Reaparece Albert Boadella dirigiendo a Els Joglars para que el más clásico de los actores de la compañía, Ramón Fontseré, interprete la caricatura de un personaje trascendental y chusco a la vez: El rey que fue. La farsa se sitúa a bordo de un barco lujoso que navega por el Golfo Pérsico, en el que una y otra vez la calma precede a la tormenta, ya sea por designios de la meteorología o por el rumbo caprichoso al que obliga, contra los criterios profesionales del capitán inglés, el principal pasajero de la nave.

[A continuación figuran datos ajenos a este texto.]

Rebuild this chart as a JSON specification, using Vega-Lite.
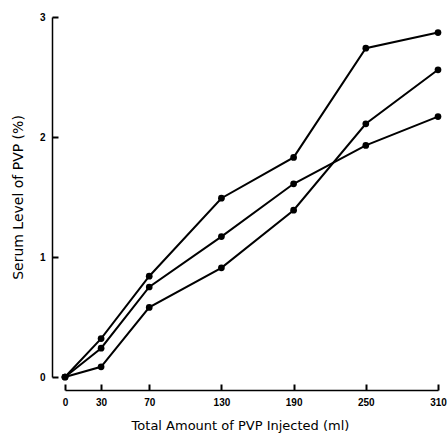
{
  "$schema": "https://vega.github.io/schema/vega-lite/v6.json",
  "autosize": "none",
  "width": 373,
  "height": 360,
  "padding": {"left": 65, "top": 17, "right": 9, "bottom": 64},
  "background": "white",
  "config": {"view": {"stroke": null}, "font": "DejaVu Sans",
    "axis": {"titleColor": "black", "labelColor": "black", "domainColor": "black", "grid": false}},
  "data": {"values": [
    {"series": "A", "amount": 0, "level": 0},
    {"series": "A", "amount": 30, "level": 0.32},
    {"series": "A", "amount": 70, "level": 0.84},
    {"series": "A", "amount": 130, "level": 1.49},
    {"series": "A", "amount": 190, "level": 1.83},
    {"series": "A", "amount": 250, "level": 2.74},
    {"series": "A", "amount": 310, "level": 2.87},
    {"series": "B", "amount": 0, "level": 0},
    {"series": "B", "amount": 30, "level": 0.24},
    {"series": "B", "amount": 70, "level": 0.75},
    {"series": "B", "amount": 130, "level": 1.17},
    {"series": "B", "amount": 190, "level": 1.61},
    {"series": "B", "amount": 250, "level": 1.93},
    {"series": "B", "amount": 310, "level": 2.17},
    {"series": "C", "amount": 0, "level": 0},
    {"series": "C", "amount": 30, "level": 0.085},
    {"series": "C", "amount": 70, "level": 0.58},
    {"series": "C", "amount": 130, "level": 0.91},
    {"series": "C", "amount": 190, "level": 1.39},
    {"series": "C", "amount": 250, "level": 2.11},
    {"series": "C", "amount": 310, "level": 2.56}
  ]},
  "encoding": {
    "x": {"field": "amount", "type": "quantitative",
      "scale": {"domain": [0, 310], "nice": false, "zero": false},
      "axis": {"orient": "bottom", "values": [0, 30, 70, 130, 190, 250, 310], "offset": 13,
        "ticks": true, "tickSize": -6, "tickWidth": 2, "tickColor": "black", "tickOpacity": 1, "labelPadding": 13,
        "domainWidth": 1.5, "labelFont": "Liberation Sans", "labelFontSize": 10, "labelFontWeight": "bold",
        "title": "Total Amount of PVP Injected (ml)", "titleFontSize": 13, "titleFontWeight": "normal",
        "titlePadding": 12, "titleX": 175, "labelFlush": false}},
    "y": {"field": "level", "type": "quantitative",
      "scale": {"domain": [0, 3], "nice": false},
      "axis": {"orient": "left", "values": [0, 1, 2, 3], "offset": 13,
        "ticks": true, "tickSize": -6, "tickWidth": 2, "tickColor": "black", "tickOpacity": 1, "labelPadding": 13,
        "domainWidth": 1.5, "labelFont": "Liberation Sans", "labelFontSize": 10, "labelFontWeight": "bold",
        "title": "Serum Level of PVP (%)", "titleFontSize": 14, "titleFontWeight": "normal",
        "titlePadding": 14, "labelFlush": false}},
    "detail": {"field": "series"}
  },
  "layer": [
    {"mark": {"type": "line", "color": "black", "strokeWidth": 2}},
    {"mark": {"type": "point", "filled": true, "color": "black", "size": 45, "opacity": 1}}
  ]
}
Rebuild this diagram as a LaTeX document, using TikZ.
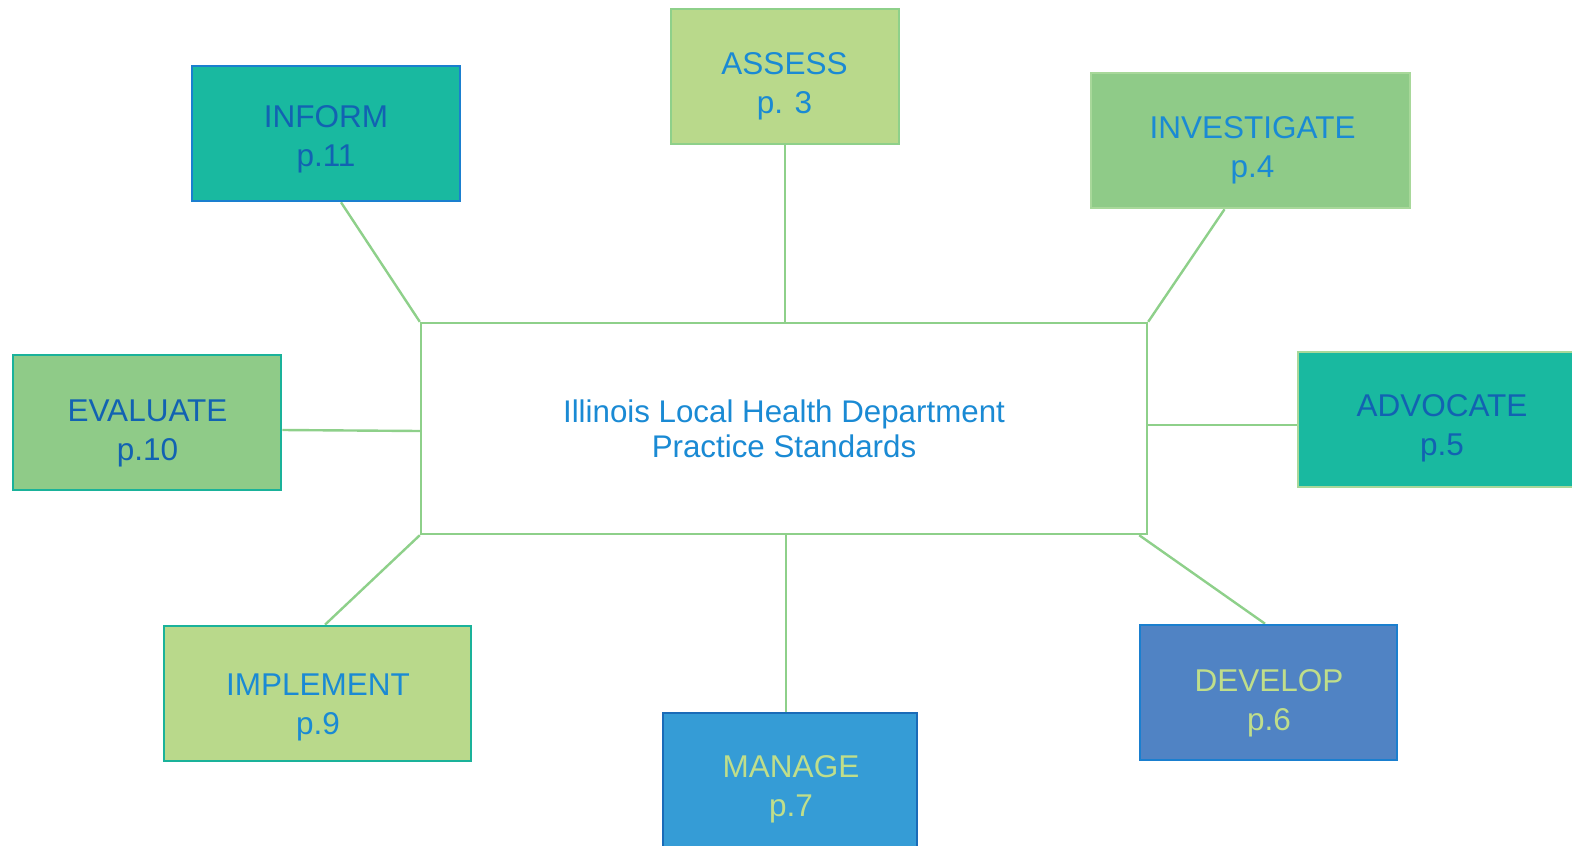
\documentclass[tikz,border=0pt]{standalone}
\usepackage{fontspec}
\setmainfont{Liberation Sans}
\usetikzlibrary{calc,backgrounds}
\definecolor{limefill}{HTML}{B9D98B}
\definecolor{greenfill}{HTML}{8FCB88}
\definecolor{tealfill}{HTML}{19B9A0}
\definecolor{linegreen}{HTML}{8ED08A}
\definecolor{paleborder}{HTML}{A8D89A}
\definecolor{blueborder}{HTML}{1A7FCF}
\definecolor{tealborder}{HTML}{1AB29A}
\definecolor{managefill}{HTML}{359CD6}
\definecolor{manageborder}{HTML}{1A6BB8}
\definecolor{developfill}{HTML}{5083C4}
\definecolor{darktext}{HTML}{1262B2}
\definecolor{bluetext}{HTML}{1A8AD4}
\definecolor{limetext}{HTML}{C0DE8A}
\tikzset{
  box/.style={draw, line width=2.6pt, inner sep=0pt, minimum height=135pt},
  boxtext/.style={inner sep=0pt, align=center, font=\fontsize{31.5}{39}\selectfont},
  link/.style={draw=linegreen, line width=2.4pt}
}
\begin{document}
\begin{tikzpicture}[x=1pt,y=-1pt]
\useasboundingbox (0,0) rectangle (1572,846);
% boxes
\node[box, draw=linegreen, fill=white, line width=2.4pt, minimum width=726pt, minimum height=211pt] (center) at (784,428.5) {};
\node[boxtext, text=bluetext, font=\fontsize{31.3}{35}\selectfont] (center-t) at (784,428.5) {Illinois Local Health Department\\Practice Standards};
\node[box, fill=limefill, draw=linegreen, minimum width=228pt] (assess) at (785,76.5) {};
\node[boxtext, text=bluetext] (assess-t) at (784.5,86) {ASSESS\\p. 3};
\node[box, fill=tealfill, draw=blueborder, minimum width=268pt] (inform) at (326,133.5) {};
\node[boxtext, text=darktext] (inform-t) at (326,139.5) {INFORM\\p.11};
\node[box, fill=greenfill, draw=paleborder, minimum width=319pt] (investigate) at (1250.5,140.5) {};
\node[boxtext, text=bluetext] (investigate-t) at (1252.5,150.5) {INVESTIGATE\\p.4};
\node[box, fill=greenfill, draw=tealborder, minimum width=268pt] (evaluate) at (147,422.5) {};
\node[boxtext, text=darktext] (evaluate-t) at (147.5,433.5) {EVALUATE\\p.10};
\node[box, fill=tealfill, draw=paleborder, minimum width=282pt] (advocate) at (1439,419.5) {};
\node[boxtext, text=darktext] (advocate-t) at (1442,428.5) {ADVOCATE\\p.5};
\node[box, fill=limefill, draw=tealborder, minimum width=307pt] (implement) at (317.5,693.5) {};
\node[boxtext, text=bluetext] (implement-t) at (318,707.5) {IMPLEMENT\\p.9};
\node[box, fill=managefill, draw=manageborder, minimum width=254pt, minimum height=147pt] (manage) at (790,786.5) {};
\node[boxtext, text=limetext] (manage-t) at (791,789) {MANAGE\\p.7};
\node[box, fill=developfill, draw=blueborder, minimum width=257pt] (develop) at (1268.5,692.5) {};
\node[boxtext, text=limetext] (develop-t) at (1269,703) {DEVELOP\\p.6};
% connectors
\coordinate (assessfoot) at (assess.south);
\coordinate (managetop) at ([xshift=-4pt]manage.north);
\begin{scope}[on background layer]
\draw[link] ([xshift=15pt]inform.south) -- (center.north west);
\draw[link] (assessfoot) -- (center.north -| assessfoot);
\draw[link] ([xshift=-26pt]investigate.south) -- (center.north east);
\draw[link] ([yshift=-7.5pt]evaluate.east) -- ([yshift=-2.5pt]center.west);
\draw[link] ([yshift=-5.5pt]advocate.west) -- ([yshift=3.5pt]center.east);
\draw[link] ([xshift=7.5pt]implement.north) -- (center.south west);
\draw[link] (managetop) -- (center.south -| managetop);
\draw[link] ([xshift=-3.5pt]develop.north) -- ([xshift=-9pt]center.south east);
\end{scope}
\end{tikzpicture}
\end{document}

Sesenta años después de la aparición de Els Joglars apenas quedan tiempo y ganas para comprender la sacudida que experimentó el teatro en España, en plena Dictadura, con aquel movimiento que se denominó Teatro Independiente. Tal vez ni siquiera los supervivientes de aquellas andanzas estén en condiciones de reclamar el reconocimiento que merecieron. El rey que fue no ha venido a reivindicarlo.
La obra se centra en la vida del rey Juan Carlos, desde la distancia que marca el exilio respecto al reconocimiento popular del que gozó durante varios decenios. Una vida contradictoria, con situaciones trágicas y excesos licenciosos que, contra todo pronóstico, condujo a la reinstauración monárquica por puras carambolas en un país sin memoria de ese régimen. Una vida que, más allá del toisón y la campechanía, escondía chanchullos y avatares poco edificantes para una sociedad y unas instituciones renuentes a la heterodoxia.
El personaje, la verdad, bien merece una representación. Como se quiera: en forma de comedia o de tragedia. Aquí se opta por la burla o por la farsa, más allá de unas pocas alusiones a aspectos que pasan desapercibidos. La evolución de Els Joglars y de la sociedad en que el grupo se ha desarrollado no se corresponde con lo que hicieron presagiar en sus comienzos. En el declive de su última racha han optado por la bufonada, si no por la brocha gorda al borde mismo de la astracanada.
Ramón Fontseré construye una caricatura del emérito que quizás sea el mayor mérito de esta reaparición de Es Joglars. Su caracterización, sus movimientos, su voz tienen el valor de lo burlesco y de lo verosímil; en ellos se reconoce al personaje que interpreta. ¿Con exceso de furia? Aparentemente, sí; por parte de quienes asumieron el tono bobalicón del emérito. Sin embargo, tal vez esa sea la manifestación más evidente de su indignación frente a quienes le han conducido y abandonado en una situación a la deriva.
El público –con una media de edad sorprendentemente elevada, en la sesión a la que asistí– mantuvo el tipo con la retranca de quien ya sabe de qué se habla y mucho más. Sin embargo, solo esporádicamente agradece con su risa los momentos en que la farsa avanza hacia el absurdo paradójicamente más realista. O simplemente más real.